While every fight in the game won’t be perfectly balanced and competitive, most quick-play matches tend to be fine. And even the most frustrating matches boil down to a simple lesson of: don’t take the game too seriously. Most aggressors and trolls are easily ignored (or muted) once I take my head out of the game. This isn’t just for Overwatch, necessarily, but for most competitive games. I used to get more worked up over games than anything else, and yet it’s so much easier for me to take a step back now. I feel much more at ease while playing games thanks to this change in my mindset. I spoke about mindfulness a bit in one of my previous posts, and I’ve tried implementing mindfulness practices while playing games to help ease the mental stress of competition.

One of my most memorable and cherished moments from teaching is when some students discovered my old YouTube channel and my Play-of-the-Game highlight reels, featuring some less than stellar gameplay from myself. (I’ve never professed to be that good at Overwatch; I just find it fun to play with friends when they’re around.) They left a note on my desk after the last day of school, after playing hangman on loose paper for an hour. I remember smiling for the rest of the day after reading their note. It made me smile not just to see their recognition of my embarrassing plays, but also because it showed a level of gratitude and respect from them that I had been seeking all year, slowly but surely.
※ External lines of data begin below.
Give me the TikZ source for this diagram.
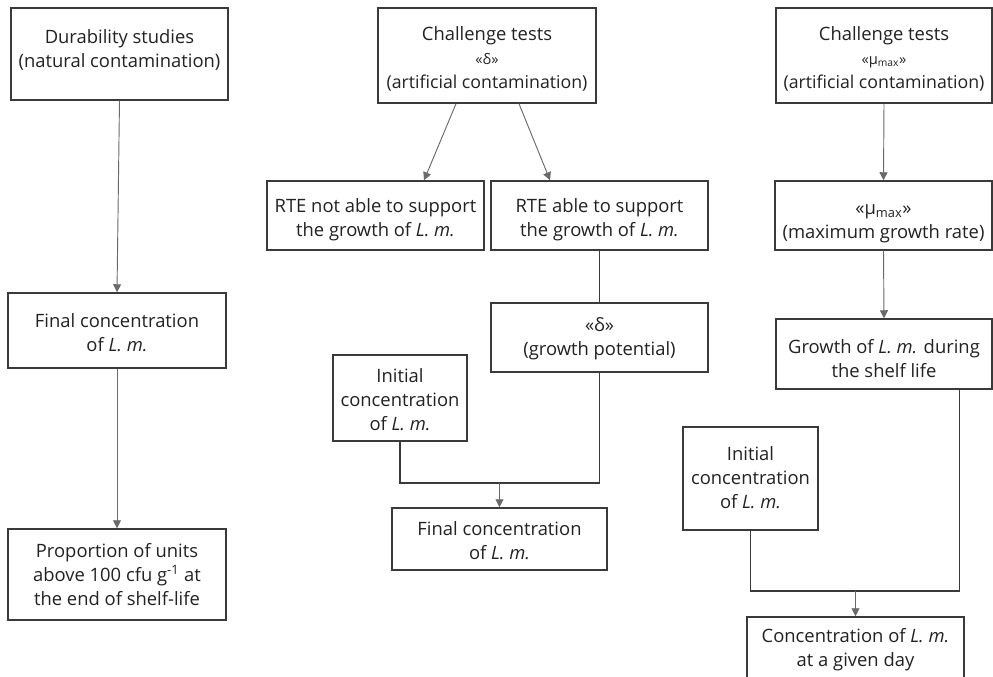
\documentclass[tikz,border=0pt]{standalone}
\usepackage{fontspec}
\setmainfont{Open Sans}
\usetikzlibrary{arrows.meta,calc}
\definecolor{txtc}{HTML}{222222}
\definecolor{boxc}{HTML}{3A3A3A}
\definecolor{arrc}{HTML}{6A6A6A}
\newcommand\drawbox[7]{%
  \node[box, minimum width={(#4-#2)*0.75pt}, minimum height={(#5-#3)*0.75pt}] (#1) at ({(#2+#4)/2},{(#3+#5)/2}) {};
  \node[lbl] (#1t) at ({(#2+#4)/2},#6) {#7};}
\newcommand\sm[1]{{\fontsize{11}{12}\selectfont #1}}
\newcommand\nar[1]{{\fontsize{13.3}{18}\selectfont #1}}
\begin{document}
\begin{tikzpicture}[x=0.75pt,y=-0.75pt,
  box/.style={draw=boxc, line width=1.1pt, inner sep=0pt, fill=white},
  lbl/.style={text=txtc, align=center, inner sep=0pt, font=\fontsize{13.8}{18}\selectfont},
  arr/.style={draw=arrc, line width=0.7pt, -{Triangle[width=6pt,length=6pt]}},
  link/.style={draw=boxc, line width=0.8pt}]
\useasboundingbox (0,0) rectangle (993,677);
\clip (0,0) rectangle (993,677);
\fill[white] (0,0) rectangle (993,677);
% left column
\drawbox{A}{11}{8}{228}{100}{50}{Durability studies\\(natural contamination)}
\drawbox{B}{8}{293}{226}{368}{333}{Final concentration\\of \textit{L. m.}}
\drawbox{C}{8}{529}{226}{620}{575}{Proportion of units\\above 100 cfu g\textsuperscript{-1} at\\the end of shelf-life}
% middle column
\drawbox{D}{378}{8}{596}{103}{59}{Challenge tests\\\sm{«δ»}\\\nar{(artificial contamination)}}
\drawbox{E}{267}{181}{484}{250}{220}{RTE not able to support\\the growth of \textit{L. m.}}
\drawbox{F}{491}{181}{708}{250}{220}{RTE able to support\\the growth of \textit{L. m.}}
\drawbox{G}{491}{303}{708}{372}{339}{«δ»\\(growth potential)}
\drawbox{H}{333}{355}{467}{441}{400}{Initial\\concentration\\of \textit{L. m.}}
\drawbox{I}{392}{508}{607}{570}{541}{Final concentration\\of \textit{L. m.}}
% right column
\drawbox{J}{776}{8}{992}{103}{59}{Challenge tests\\\sm{«μ\textsubscript{max}»}\\\nar{(artificial contamination)}}
\drawbox{K}{775}{181}{992}{250}{224}{«μ\textsubscript{max}»\\(maximum growth rate)}
\drawbox{L}{776}{319}{992}{389}{359}{Growth of \textit{L. m.} during\\the shelf life}
\drawbox{M}{683}{427}{818}{530}{478}{Initial\\concentration\\of \textit{L. m.}}
\drawbox{N}{747}{617}{964}{690}{650}{Concentration of \textit{L. m.}\\at a given day}
% connectors
\draw[arr] (A.south) -- (B.north);
\draw[arr] (B.south) -- (C.north);
\draw[arr] ([xshift=-23.25pt]D.south) -- ([xshift=36.4pt]E.north);
\draw[arr] ([xshift=24pt]D.south) -- ([xshift=-37.1pt]F.north);
\draw[link] (F.south) -- (G.north);
\coordinate (j1) at (499.5,483);
\draw[link] (H.south) |- (j1) -| (G.south);
\draw[arr] (j1) -- (I.north);
\draw[arr] (J.south) -- (K.north);
\draw[arr] (K.south) -- (L.north);
\coordinate (j2) at (855.5,591);
\draw[link] (M.south) |- (j2) -| ([xshift=-24.75pt]L.south east);
\draw[arr] (j2) -- (N.north);
\end{tikzpicture}
\end{document}
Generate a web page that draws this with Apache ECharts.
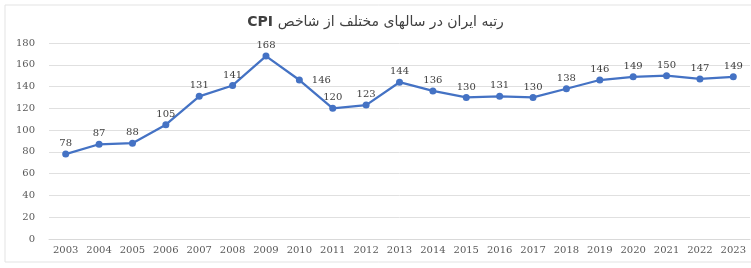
<!DOCTYPE html>
<html>
<head>
<meta charset="utf-8">
<script src="https://cdn.jsdelivr.net/npm/echarts@6/dist/echarts.min.js"></script>
<style>
  html, body { margin: 0; padding: 0; background: #fff; }
  #container { width: 751px; height: 268px; }
</style>
</head>
<body>
<div id="container"></div>
<script>
const years = ['2003', '2004', '2005', '2006', '2007', '2008', '2009', '2010', '2011', '2012', '2013',
  '2014', '2015', '2016', '2017', '2018', '2019', '2020', '2021', '2022', '2023'];
const ranks = [78, 87, 88, 105, 131, 141, 168, 146, 120, 123, 144, 136, 130, 131, 130, 138, 146, 149, 150, 147, 149];
// title is "رتبه ایران در سالهای مختلف از شاخص CPI"; the Latin part is drawn as its own piece
// so it sits on the left of the right-to-left sentence, like the original
const titleFa = 'رتبه ایران در سالهای مختلف از شاخص';
const titleEn = 'CPI';

const labelFont = '"DejaVu Serif", serif';
const titleFont = '"DejaVu Sans", sans-serif';

const chart = echarts.init(document.getElementById('container'), null, { renderer: 'canvas' });

// 2010 label sits to the right of its point
const seriesData = ranks.map(function (v, i) {
  if (years[i] === '2010') {
    return { value: v, label: { position: 'right', distance: 9 } };
  }
  return v;
});

chart.setOption({
  backgroundColor: '#fff',
  animation: false,
  title: {
    text: '{en|' + titleEn + ' }{fa|' + titleFa + '}',
    left: 'center',
    top: 10,
    textStyle: {
      fontFamily: titleFont, fontSize: 14, fontWeight: 'normal', color: '#404040',
      rich: {
        en: { fontFamily: titleFont, fontSize: 14, fontWeight: 'bold', color: '#404040' },
        fa: { fontFamily: titleFont, fontSize: 14, fontWeight: 'normal', color: '#404040' }
      }
    }
  },
  graphic: [{
    type: 'rect',
    shape: { x: 5, y: 5, width: 760, height: 257 },
    style: { fill: 'none', stroke: '#e3e3e3', lineWidth: 1 },
    silent: true
  }],
  grid: { left: 49, right: 1, top: 43, bottom: 29 },
  xAxis: {
    type: 'category',
    data: years,
    boundaryGap: true,
    axisLine: { lineStyle: { color: '#d9d9d9' } },
    axisTick: { show: false },
    axisLabel: { color: '#595959', fontSize: 10, fontFamily: labelFont, margin: 6, interval: 0 }
  },
  yAxis: {
    type: 'value',
    min: 0,
    max: 180,
    interval: 20,
    axisLine: { show: false },
    axisTick: { show: false },
    splitLine: { lineStyle: { color: '#e0e0e0' } },
    axisLabel: { color: '#595959', fontSize: 10, fontFamily: labelFont, margin: 14 }
  },
  series: [{
    type: 'line',
    data: seriesData,
    symbol: 'circle',
    symbolSize: 7,
    lineStyle: { color: '#4472C4', width: 2.25 },
    itemStyle: { color: '#4472C4' },
    label: {
      show: true,
      position: 'top',
      distance: 2,
      color: '#404040',
      fontSize: 10,
      fontFamily: labelFont
    }
  }]
});
</script>
</body>
</html>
It’s difficult to put into words, but even if they didn’t learn anything all year, I’m satisfied with this.

Teaching has always been connected to some form of self-validation, for me. Is it selfish, or just human nature, to seek appreciation from people over anything else? Ethically speaking, I guess it’s questionable, as students’ learning should always be number one, but as a person with complex emotions, it’s something I have a hard time preventing.